Ben rubbed the flat of his palm on his cheek for a moment. “Do either of you have any idea why Penny would have studied all this, plus all her research on equine DNA?”
“Again, to see if a condition she was treating could possibly be passed by blood,” Sister repeated. “Things like the inability to sweat, or hip problems—you’d be surprised what can show up. It’s only in the last twenty years, really, that some of these conditions can be pinpointed genetically. Prior to that, a lot depended on a horseman’s memory.”
“And honesty,” chirped Mercer, always quick to find a financial motive. “If a yearling looks fabulous, moves well but, you know, is a little screwy, how many sellers will tell? I worry a lot more about mental states than, say, a slightly crooked leg.”
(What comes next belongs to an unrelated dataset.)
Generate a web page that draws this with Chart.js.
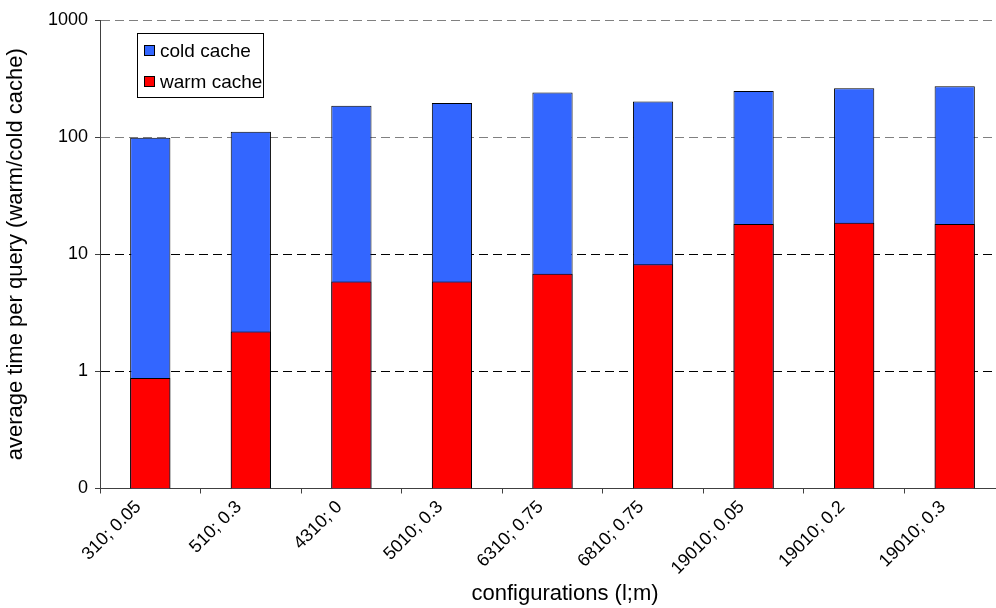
<!DOCTYPE html>
<html>
<head>
<meta charset="utf-8">
<title>Average time per query</title>
<script src="https://cdn.jsdelivr.net/npm/chart.js@4"></script>
<style>
  html, body { margin: 0; padding: 0; background: #fff; overflow: hidden; }
  #wrap { position: relative; width: 1005px; height: 608px; }
</style>
</head>
<body>
<div id="wrap"><canvas id="chart"></canvas></div>
<script>
// Configurations (l;m) on the x axis
const categories = ['310; 0.05', '510; 0.3', '4310; 0', '5010; 0.3', '6310; 0.75',
                    '6810; 0.75', '19010; 0.05', '19010; 0.2', '19010; 0.3'];

// Average time per query, cold cache
const coldCache = [99, 111, 185, 196, 240, 201, 248, 261, 272];

// Average time per query, warm cache
const warmCache = [0.88, 2.19, 5.85, 5.85, 6.8, 8.2, 18.1, 18.6, 18.1];

// Logarithmic y ticks and the text shown for each
const yTickValues = [0.1, 1, 10, 100, 1000];
const yTickLabels = ['0', '1', '10', '100', '1000'];

const yTitle = 'average time per query (warm/cold cache)';
const xTitle = 'configurations (l;m)';

const FONT = 'Liberation Sans, Arial, sans-serif';

// Boxed legend placed inside the plot area (top left), plus the x axis title
const boxLegend = {
  id: 'boxLegend',
  afterDatasetsDraw(chart) {
    const ctx = chart.ctx;
    ctx.save();
    ctx.lineWidth = 1;
    ctx.fillStyle = '#ffffff';
    ctx.strokeStyle = '#000000';
    ctx.fillRect(137.5, 33.5, 126, 64);
    ctx.strokeRect(137.5, 33.5, 126, 64);
    ctx.font = '19px ' + FONT;
    ctx.textBaseline = 'middle';
    ctx.textAlign = 'left';
    [0, 1].forEach((dsIndex, row) => {
      const ds = chart.data.datasets[dsIndex];
      const y = 51 + row * 31;
      ctx.fillStyle = ds.backgroundColor;
      ctx.fillRect(144.5, y - 5.5, 10, 10);
      ctx.strokeRect(144.5, y - 5.5, 10, 10);
      ctx.fillStyle = '#000000';
      ctx.fillText(ds.label, 160, y + 1);
    });
    ctx.restore();
  },
  afterDraw(chart) {
    const ctx = chart.ctx;
    ctx.save();
    ctx.font = '22px ' + FONT;
    ctx.fillStyle = '#000000';
    ctx.textAlign = 'center';
    ctx.textBaseline = 'middle';
    ctx.fillText(xTitle, 565, 594);
    ctx.restore();
  }
};

new Chart(document.getElementById('chart'), {
  type: 'bar',
  data: {
    labels: categories,
    datasets: [
      {
        label: 'cold cache',
        data: coldCache,
        backgroundColor: '#3366FF',
        borderColor: '#000000',
        borderWidth: 1,
        order: 1
      },
      {
        label: 'warm cache',
        data: warmCache,
        backgroundColor: '#FF0000',
        borderColor: '#000000',
        borderWidth: 1,
        order: 0
      }
    ]
  },
  options: {
    responsive: true,
    maintainAspectRatio: false,
    animation: false,
    devicePixelRatio: 1,
    layout: { padding: { top: 20, right: 0, bottom: 0, left: 0 } },
    datasets: {
      bar: { grouped: false, categoryPercentage: 1.0, barPercentage: 0.4 }
    },
    plugins: {
      legend: { display: false },
      tooltip: { enabled: false },
      title: { display: false }
    },
    scales: {
      x: {
        offset: true,
        afterFit(scale) { scale.height = 119.5; },
        border: { display: true, color: '#404040', width: 1 },
        grid: {
          offset: true,
          drawOnChartArea: false,
          drawTicks: true,
          tickLength: 5,
          color: '#404040',
          tickColor: '#404040'
        },
        ticks: {
          autoSkip: false,
          minRotation: 45,
          maxRotation: 45,
          padding: 3,
          labelOffset: -12,
          color: '#000000',
          font: { family: FONT, size: 18 }
        }
      },
      y: {
        type: 'logarithmic',
        min: 0.1,
        max: 1000,
        afterFit(scale) { scale.width = 100; },
        afterBuildTicks(scale) {
          scale.ticks = yTickValues.map(v => ({ value: v }));
        },
        border: { display: true, color: '#404040', width: 1, dash: [9, 5] },
        grid: {
          drawTicks: true,
          tickLength: 5,
          color: ctx => (ctx.tick && ctx.tick.value >= 100 ? '#808080' : '#000000'),
          tickColor: '#404040',
          tickBorderDash: [],
          lineWidth: 1
        },
        ticks: {
          padding: 7,
          color: '#000000',
          font: { family: FONT, size: 18 },
          callback: (value) => {
            const i = yTickValues.indexOf(value);
            return i >= 0 ? yTickLabels[i] : '';
          }
        },
        title: {
          display: true,
          text: yTitle,
          color: '#000000',
          font: { family: FONT, size: 22 },
          padding: { top: 3, bottom: 0 }
        }
      }
    }
  },
  plugins: [boxLegend]
});
</script>
</body>
</html>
Sister crossed her arms over her chest. “Ben, you know her client list, we don’t. Did Penny have any pedigree research not connected to her clients?”
“No.”
“What about going back to the beginnings, like Eclipse or Matchem?” Mercer named two foundation sires of Thoroughbreds in the United States.
“Matchem 1748, right?” Sister was thinking.
“Right.” Mercer then added, “Eclipse 1764.”
“You can go back that far?” Ben interjected, amazed.